### Records provided ###

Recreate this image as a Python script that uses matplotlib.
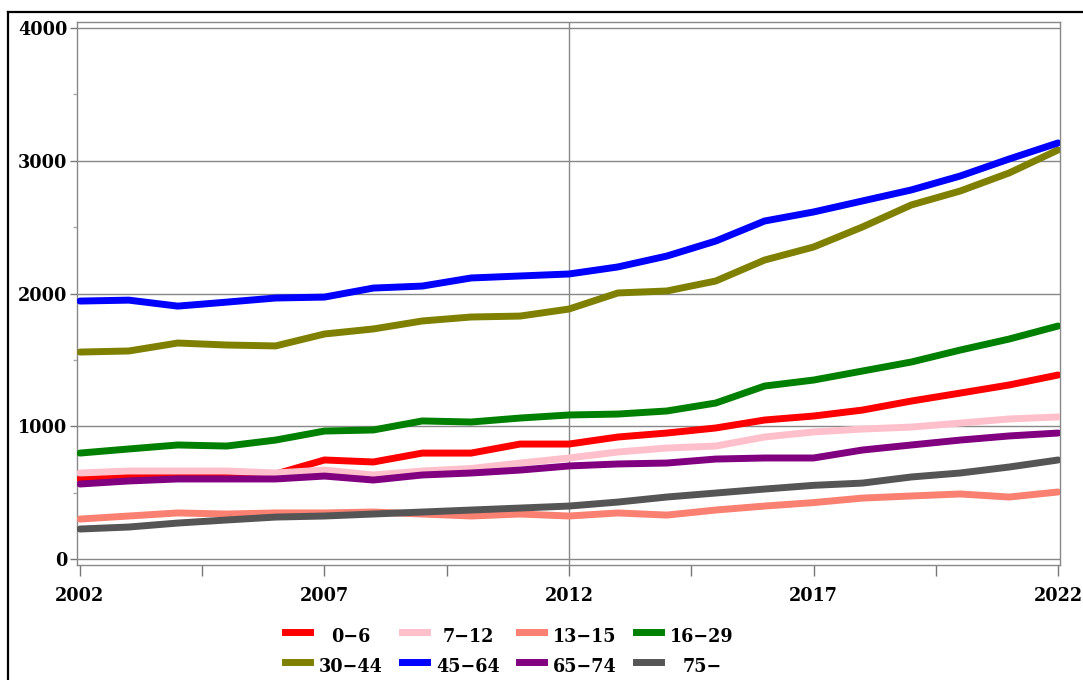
import matplotlib
matplotlib.use("Agg")
import matplotlib.pyplot as plt
from matplotlib.lines import Line2D
from matplotlib import font_manager as fm

years = list(range(2002, 2023))
labels = ["0\u22126", "7\u221212", "13\u221215", "16\u221229",
          "30\u221244", "45\u221264", "65\u221274", "75\u2212"]
colors = ["#ff0000", "#ffc0cb", "#fa8072", "#008000",
          "#808000", "#0000ff", "#800080", "#555555"]

s_0_6 = [603, 625, 633, 633, 640, 746, 731, 798, 798, 866, 866,
         919, 949, 987, 1047, 1077, 1122, 1190, 1250, 1311, 1386]
s_7_12 = [648, 663, 663, 663, 648, 670, 633, 663, 682, 723, 761,
          806, 836, 851, 919, 957, 979, 994, 1024, 1055, 1070]
s_13_15 = [301, 324, 347, 339, 347, 347, 354, 339, 324, 339, 324,
           347, 331, 369, 399, 425, 459, 475, 490, 467, 505]
s_16_29 = [798, 829, 859, 851, 896, 964, 972, 1040, 1032, 1062, 1085,
           1092, 1115, 1175, 1303, 1348, 1416, 1484, 1574, 1657, 1755]
s_30_44 = [1559, 1567, 1627, 1612, 1605, 1695, 1733, 1793, 1823, 1830, 1883,
           2004, 2019, 2094, 2252, 2350, 2501, 2667, 2772, 2908, 3081]
s_45_64 = [1943, 1950, 1905, 1935, 1966, 1973, 2041, 2056, 2117, 2132, 2147,
           2200, 2282, 2395, 2546, 2614, 2697, 2780, 2885, 3013, 3134]
s_65_74 = [565, 588, 603, 603, 603, 625, 595, 633, 648, 670, 701,
           716, 723, 753, 761, 761, 821, 859, 896, 927, 949]
s_75 = [226, 241, 271, 294, 316, 324, 339, 354, 369, 384, 399,
        429, 467, 497, 527, 555, 572, 618, 648, 693, 746]

series = [s_0_6, s_7_12, s_13_15, s_16_29, s_30_44, s_45_64, s_65_74, s_75]

fp = fm.FontProperties(family='DejaVu Serif', weight='bold', stretch='condensed', size=14)
print(fm.findfont(fp))

fig = plt.figure(figsize=(10.83, 6.80), dpi=100)
ax = fig.add_axes([77/1083, 1-565/680, (1060-77)/1083, (565-22)/680])

# outer frame (top and left)
fig.add_artist(Line2D([8/1083, 8/1083], [0, 1-12/680], transform=fig.transFigure,
                      color="black", lw=1.6))
fig.add_artist(Line2D([8/1083, 1], [1-12/680, 1-12/680], transform=fig.transFigure,
                      color="black", lw=1.6))

for ys, c in zip(series, colors):
    ax.plot(years, ys, color=c, lw=5, solid_capstyle='round', solid_joinstyle='round', zorder=3)

ax.set_xlim(2001.94, 2022.04)
ax.set_ylim(-45, 4045)

ax.set_xticks([2002, 2007, 2012, 2017, 2022])
ax.set_xticks([2004.5, 2009.5, 2014.5, 2019.5], minor=True)
ax.set_yticks([0, 1000, 2000, 3000, 4000])
ax.set_yticks([500, 1500, 2500, 3500], minor=True)
ax.tick_params(axis='x', which='both', direction='out', length=8, width=1, color='#777777', pad=8)
ax.tick_params(axis='y', which='major', direction='out', length=5, width=1, color='#777777', pad=2)
ax.tick_params(axis='y', which='minor', direction='out', length=3, width=1, color='#aaaaaa')
for lab in ax.get_xticklabels() + ax.get_yticklabels():
    lab.set_fontproperties(fp)

ax.grid(axis='y', which='major', color='#888888', lw=1, zorder=1)
ax.axvline(2012, color='#888888', lw=1, zorder=1)
for sp in ax.spines.values():
    sp.set_color('#888888')
    sp.set_linewidth(1)

# legend, 2 rows x 4 columns
for i, (lab, c) in enumerate(zip(labels, colors)):
    row, col = divmod(i, 4)
    hx0 = (285 + 117 * col) / 1083
    hx1 = (310 + 117 * col) / 1083
    hy = 1 - (632 + 30 * row) / 680
    fig.add_artist(Line2D([hx0, hx1], [hy, hy], transform=fig.transFigure,
                          color=c, lw=5))
    tx = (351 + 117 * col) / 1083
    ty = 1 - (637 + 30 * row) / 680
    fig.text(tx, ty, lab, ha='center', va='center', fontproperties=fp)

fig.savefig("out.png", dpi=100)
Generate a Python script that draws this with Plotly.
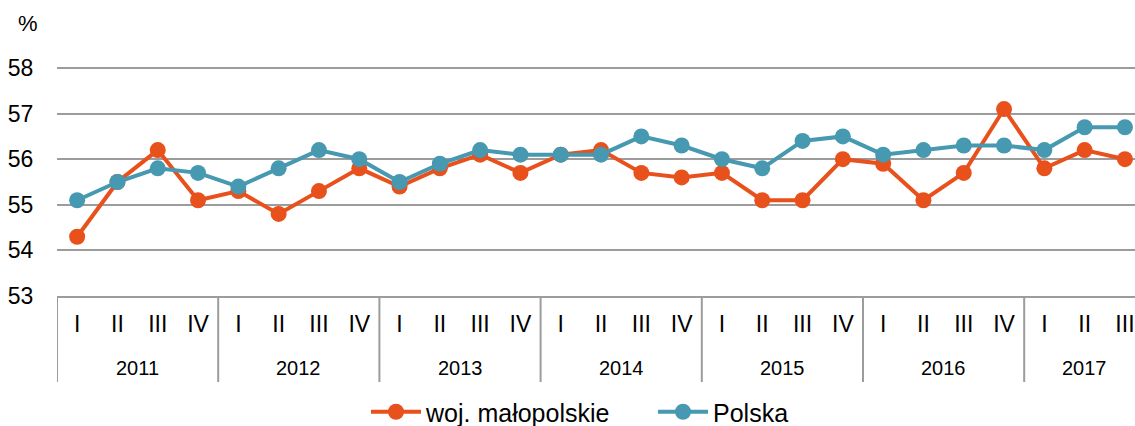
import plotly.graph_objects as go

years = ["2011", "2012", "2013", "2014", "2015", "2016", "2017"]
quarters_per_year = [4, 4, 4, 4, 4, 4, 3]
quarter_names = ["I", "II", "III", "IV"]

malopolskie = [54.3, 55.5, 56.2, 55.1,
               55.3, 54.8, 55.3, 55.8,
               55.4, 55.8, 56.1, 55.7,
               56.1, 56.2, 55.7, 55.6,
               55.7, 55.1, 55.1, 56.0,
               55.9, 55.1, 55.7, 57.1,
               55.8, 56.2, 56.0]
polska = [55.1, 55.5, 55.8, 55.7,
          55.4, 55.8, 56.2, 56.0,
          55.5, 55.9, 56.2, 56.1,
          56.1, 56.1, 56.5, 56.3,
          56.0, 55.8, 56.4, 56.5,
          56.1, 56.2, 56.3, 56.3,
          56.2, 56.7, 56.7]
y_ticks = [53, 54, 55, 56, 57, 58]

# build category labels
q_labels = []
year_centers = []
year_bounds = [-0.5]
idx = 0
for y, n in zip(years, quarters_per_year):
    q_labels += quarter_names[:n]
    year_centers.append(idx + (n - 1) / 2)
    idx += n
    year_bounds.append(idx - 0.5)
xs = list(range(len(q_labels)))

FONT = "Liberation Sans, Arial, sans-serif"
ORANGE = "#E8501C"
BLUE = "#4699B0"
GRID = "#9C9C9C"

W, H = 1135, 426
ML, MR, MT, MB = 57, 0, 20, 130
plot_w = W - ML - MR
plot_h = H - MT - MB
px_per_unit = 45.6
px_per_cat = 40.3

fig = go.Figure()
fig.add_trace(go.Scatter(x=xs, y=malopolskie, mode="lines+markers", name="woj. małopolskie",
                         line=dict(color=ORANGE, width=4),
                         marker=dict(color=ORANGE, size=16), cliponaxis=False))
fig.add_trace(go.Scatter(x=xs, y=polska, mode="lines+markers", name="Polska",
                         line=dict(color=BLUE, width=4),
                         marker=dict(color=BLUE, size=16), cliponaxis=False))

fig.update_layout(
    width=W, height=H,
    margin=dict(l=ML, r=MR, t=MT, b=MB, autoexpand=False),
    paper_bgcolor="white", plot_bgcolor="white",
    font=dict(family=FONT, size=22, color="#000000"),
    showlegend=True,
    legend=dict(orientation="h", xref="container", x=366 / W, xanchor="left",
                yref="container", y=(H - 412) / H, yanchor="middle",
                font=dict(size=25), bgcolor="rgba(0,0,0,0)", itemwidth=50,
                entrywidth=222, entrywidthmode="pixels", tracegroupgap=0),
    xaxis=dict(range=[-0.5, -0.5 + plot_w / px_per_cat], tickmode="array", tickvals=xs, ticktext=q_labels,
               showgrid=False, zeroline=False, showline=True, linecolor=GRID, linewidth=2,
               ticks="outside", ticklen=6, tickcolor="rgba(0,0,0,0)",
               tickfont=dict(size=23), automargin=False),
    yaxis=dict(range=[53, 53 + plot_h / px_per_unit], tickmode="array", tickvals=y_ticks,
               showgrid=True, gridcolor=GRID, gridwidth=2, zeroline=False, showline=False,
               ticks="outside", ticklen=18, tickcolor="rgba(0,0,0,0)",
               tickfont=dict(size=23), automargin=False),
)

# year dividers
for b in year_bounds:
    fig.add_shape(type="line", xref="x", yref="paper", x0=b, x1=b, y0=0, y1=-(382 - 296) / plot_h,
                  line=dict(color=GRID, width=2))

# year labels
for yv, c in zip(years, year_centers):
    fig.add_annotation(x=c, y=-(368 - 296) / plot_h, xref="x", yref="paper", text=yv,
                       showarrow=False, font=dict(size=20), xanchor="center", yanchor="middle")

# unit label
fig.add_annotation(x=(28 - ML) / plot_w, y=1 + (MT - 23) / plot_h, xref="paper", yref="paper",
                   text="%", showarrow=False, xanchor="center", yanchor="middle", font=dict(size=22))

fig.write_html("out.html", config={"displayModeBar": False},
               post_script="document.body.style.margin='0';document.body.style.overflow='hidden';")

###

> Aim of the task
Take the records above from their first line through the line with "from matplotlib import font_manager as fm" and set those lines down word for word, minus the pictures.

> Reply to the exercise
Recreate this image as a Python script that uses matplotlib.
import matplotlib
matplotlib.use("Agg")
import matplotlib.pyplot as plt
from matplotlib.lines import Line2D
from matplotlib import font_manager as fm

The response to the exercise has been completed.